Additionally, the differences between the most successful region and
the least successful region are the most striking in regard to
employment (the top regions have no unsuccessful subperiods, whereas
the lowest ranking regions are successful in only one subperiod). The
ranking of regions according to their performance in terms of
employment growth resulted in the largest number of groups -six.
Regional differences are narrower both in terms of fixed assets (there
are four groups) and success (top regions have only one unsuccessful
subperiod each, whereas the lowest ranking regions have two
unsuccessful subperiods each). The smallest interregional differences
were observed in regard to the GNP: there are three groups only, the
top group consisting of two regions with two unsuccessful subperiods
each and the lowest group consisting of four regions with three
unsuccessful subperiods each.
A rather strong connection between the success of a region and its
level of development in the case of employment and fixed assets (the
less developed a region, the greater the increase of the two
indicators) suggests that regional policy had a strong impact on the
growth of production factors in underdeveloped regions, but also that
it was primarily directed toward them. If we consider how important
employment is for keeping the social peace, which is one of the major
objectives of regional elites, it is obvious why this connection is the
most striking in the case of employment. With respect to the growth of
the GNP as an indicator of success, this connection is less noticeable.
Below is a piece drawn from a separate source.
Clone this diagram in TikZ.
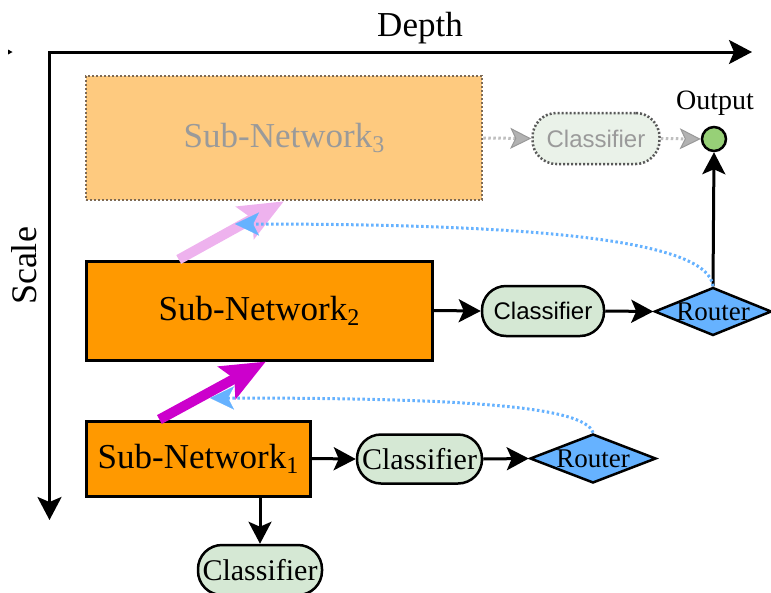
\documentclass[tikz,border=0pt]{standalone}
\usepackage{fontspec}
\setmainfont{Liberation Serif}
\newfontfamily\clssans{Liberation Sans}
\usetikzlibrary{arrows.meta,shapes.geometric,calc}

\definecolor{snorange}{HTML}{FF9900}
\definecolor{snpale}{HTML}{FECA7F}
\definecolor{snpaleborder}{HTML}{7D6A55}
\definecolor{clsgreen}{HTML}{D5E8D4}
\definecolor{clspale}{HTML}{EAF2E9}
\definecolor{routerblue}{HTML}{66B2FF}
\definecolor{outgreen}{HTML}{97D077}
\definecolor{upmagenta}{HTML}{CC00CC}
\definecolor{uppink}{HTML}{EEB2EE}
\definecolor{fadedtext}{HTML}{9A9A9A}

\newcommand\subnum[1]{\raisebox{-0.32ex}{\fontsize{24}{24}\selectfont #1}}

\tikzset{
  bigfont/.style={font=\fontsize{35}{40}\selectfont},
  subnet/.style={draw, line width=3pt, fill=snorange, rectangle, inner sep=0pt, bigfont},
  subnetpale/.style={draw=snpaleborder, line width=2.5pt, dash pattern=on 2pt off 2pt,
    fill=snpale, rectangle, inner sep=0pt, bigfont, text=fadedtext},
  clsbox/.style={draw, line width=2.5pt, fill=clsgreen, rectangle, rounded corners=24pt,
    minimum width=124pt, minimum height=50pt, inner sep=0pt},
  clsserif/.style={clsbox, font=\fontsize{30}{34}\selectfont},
  clssansbox/.style={clsbox, font=\clssans\fontsize{24}{28}\selectfont},
  clspalebox/.style={clssansbox, draw=black!65, dash pattern=on 2pt off 2pt,
    fill=clspale, text=fadedtext},
  routerbox/.style={draw, line width=2.5pt, fill=routerblue, diamond, inner sep=0pt},
  routertext/.style={font=\fontsize{27}{30}\selectfont},
  flow/.style={line width=3pt, -{Stealth[length=22pt, width=23pt, inset=5pt]}},
  fadedflow/.style={line width=3pt, draw=black!25, dash pattern=on 2.5pt off 2.5pt,
    -{Stealth[length=21pt, width=21pt, inset=5pt, fill=black!30, color=black!40, line width=1pt]}},
  upscale/.style={line width=10pt, -{Stealth[length=44pt, width=36pt, inset=8pt]}},
  feedback/.style={line width=3pt, draw=routerblue, dash pattern=on 2.5pt off 2.5pt,
    -{Stealth[length=24pt, width=23pt, inset=6pt, fill=routerblue, line width=0.1pt]}},
  axis/.style={line width=3pt, {Stealth[length=23pt, width=24pt, inset=5pt]}-{Stealth[length=23pt, width=24pt, inset=5pt]}},
}

\begin{document}
\begin{tikzpicture}[x=1pt, y=-1pt]
\useasboundingbox (0,0) rectangle (771,592);

% small stray tick mark at the left edge
\fill (8,49.5) -- (12.5,52) -- (8,54.5) -- cycle;

% axes
\coordinate (origin) at (49.5,52);
\coordinate (depthend) at (752,52);
\coordinate (scaleend) at (49.5,520);
\draw[axis] (scaleend) -- (origin) -- (depthend);
\node[bigfont] (depthlabel) at (420,28) {Depth};
\node[font=\fontsize{36}{40}\selectfont, rotate=90] (scalelabel) at (24,266) {Scale};

% sub-networks
\node[subnetpale, minimum width=396pt, minimum height=124pt] (sn3) at (284,138) {Sub-Network\subnum{3}};
\node[subnet, minimum width=346pt, minimum height=99pt] (sn2) at (259,310.5) {Sub-Network\subnum{2}};
\node[subnet, minimum width=224pt, minimum height=75pt] (sn1) at (198,458.5) {Sub-Network\subnum{1}};

% classifiers, routers and output
\node[clspalebox, minimum width=127pt, minimum height=51pt] (cls3) at (596,138.5) {Classifier};
\node[clssansbox, minimum width=122pt] (cls2) at (543,311) {Classifier};
\node[clsserif, minimum width=125pt, minimum height=49pt] (cls1) at (419.5,459) {Classifier};
\node[clsserif, minimum width=124pt] (cls0) at (260,570) {Classifier};

\node[routerbox, minimum width=117pt, minimum height=48pt] (rt2) at (713,311.5) {};
\node[routertext] (rt2text) at (rt2.center) {Router};
\node[routerbox, minimum width=126pt, minimum height=49pt] (rt1) at (593,458.5) {};
\node[routertext] (rt1text) at (rt1.center) {Router};

\node[draw, line width=2.5pt, fill=outgreen, circle, minimum size=24pt, inner sep=0pt] (out) at (714,139) {};
\node[font=\fontsize{28}{32}\selectfont] (outlabel) at (715,103) {Output};

% faded path of the largest sub-network
\draw[fadedflow] (sn3.east) -- (cls3.west);
\draw[fadedflow] (cls3.east) -- (out.west);

% main flows
\draw[flow] (sn2.east) -- (cls2.west);
\draw[flow] (cls2.east) -- (rt2.west);
\draw[flow] (rt2.north) -- (out.south);
\draw[flow] (sn1.east) -- (cls1.west);
\draw[flow] (cls1.east) -- (rt1.west);
\draw[flow] (sn1.south -| cls0.north) -- (cls0.north);

% scale-up arrows between sub-networks
\draw[upscale, draw=upmagenta, fill=upmagenta]
  ($(sn1.north west)!0.33!(sn1.north east)$) -- ($(sn2.south west)!0.52!(sn2.south east)$);
\draw[upscale, draw=uppink, fill=uppink]
  ($(sn2.north west)!0.27!(sn2.north east)$) -- ($(sn3.south west)!0.5!(sn3.south east)$);

% router feedback
\draw[feedback] (rt1.north) .. controls (585,405) and (450,398) .. (210,398);
\draw[feedback] (rt2.north) .. controls (708,238) and (520,224) .. (235,224);
\end{tikzpicture}
\end{document}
On the one hand, Kosovo-Metohia and Macedonia, the least developed
regions, rank among the most successful ones, and Slovenia and Croatia,
the most developed regions, among the least successful ones, still, on
the other hand, the least successful regions also include
Bosnia-Herzegovina and Montenegro, while central Serbia ranks among the
more successful regions. This only shows that GNP growth is not merely
dependent on the factors of production growth but that it is determined
to a large degree by their usage upon which, in turn, the federal
regional policy had no influence whatsoever.